This lady

Three young women stood in front of me.  They were choosing nail polish.  No problem.  I wasn’t in a hurry. 

I’d been up since 5:30 AM and had driven two hours to the northern panhandle of West Virginia to get that Wheeling feeling. In other words, I drove to Wheeling for work.

The only feeling I got?  Tired.  So, on the way home, I stopped at a nail salon to treat myself to a pedicure.

And everything was fine—until the cute blond to my left said, “We’ve got to move out of this lady’s way.”

I glanced right.  I glanced left.  I glanced over my shoulder.  That’s when it dawned on me: I was “this lady.”

We females are called girls, gals, girlfriends, women, and ladies.  Not that there is anything wrong with being a lady.  I’m sure my mother was relieved the day she realized she could rely on me to be a lady when necessary.  Still, the tomboy in me will always remain.

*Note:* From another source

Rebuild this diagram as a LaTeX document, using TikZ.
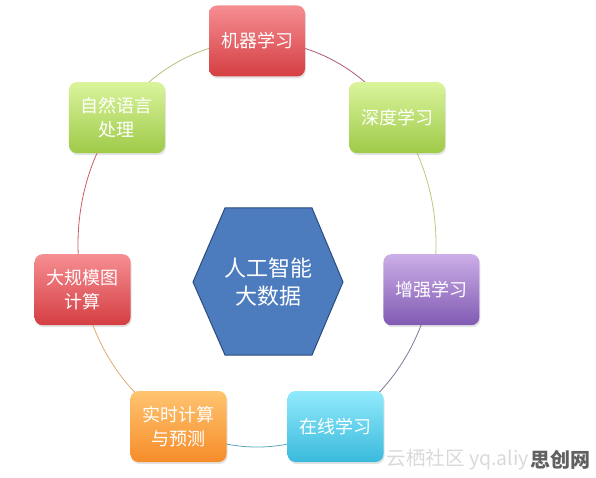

Maybe it’s me, but isn’t there a difference between “a lady” and “this” or “that” lady?  The former speaks of manners and etiquette and elegance.  The latter suggests—or in my case—screams:  Advanced age.

In the early 1970s, Tom Jones sang, “She’s a Lady” to the top of the charts with the emphasis on “a Lady.”  “…She’s got style. She’s got grace. She’s a winner.”   Those lyrics are what most women would consider a compliment:  

Somehow, I don’t believe the “girls” who were choosing nail polish were thinking along those lines.  And I’m sure—in moving out of “this lady’s” way—they didn’t mean to be negative or insulting. They were just trying to be accommodating.

Lady?  Me?  When did I transition from girl to woman and now, to “that lady”?  I don’t remember turning that corner. I wonder how the girls would have referred to me had I been younger or near their same age? Would they have said, “We need to move out of this chick’s way” or “Hey, girl, let’s make some room for you?”

As for me, I saw no difference in our ages until I was deemed “this lady”

The male population does not have this problem.  It’s true.  Men are boys until they reach their mid-twenties or so. From that point on, they are referred to—at least in hearing range—only as men, possibly dudes and bros, but all who will always be boys.

I pondered the “girl to woman to lady” evolution as I chose my nail color. Bubble Bath? No, too subtle. Berry Blue? Too sweet.  Serene Green? Too calm.

No, this was a red situation. There it is: Kiss My Aries—that would show them.

My feet soaked in warm water beneath a chair that, though it massaged my back, did nothing for my self-esteem.  All the while I watched the door, looking for a “this” or a “that” lady, to gauge how others must perceive me.  But my mind registered only women and girls and one man, who as we established, was probably a boy. 

I relaxed my head against the chair and said to myself, “Self, set it free” when a woman I knew walked in.  I said, “Hi. How are you?”  She said, “I’m tired.” 

“Me, too,” I said.

 She lifted her eyebrows in surprise.

“Are you kidding?” she asked. “You look refreshed—like you’re starting the day, not ending it.” 

In that instant, “this lady” became the girl she’d been all along.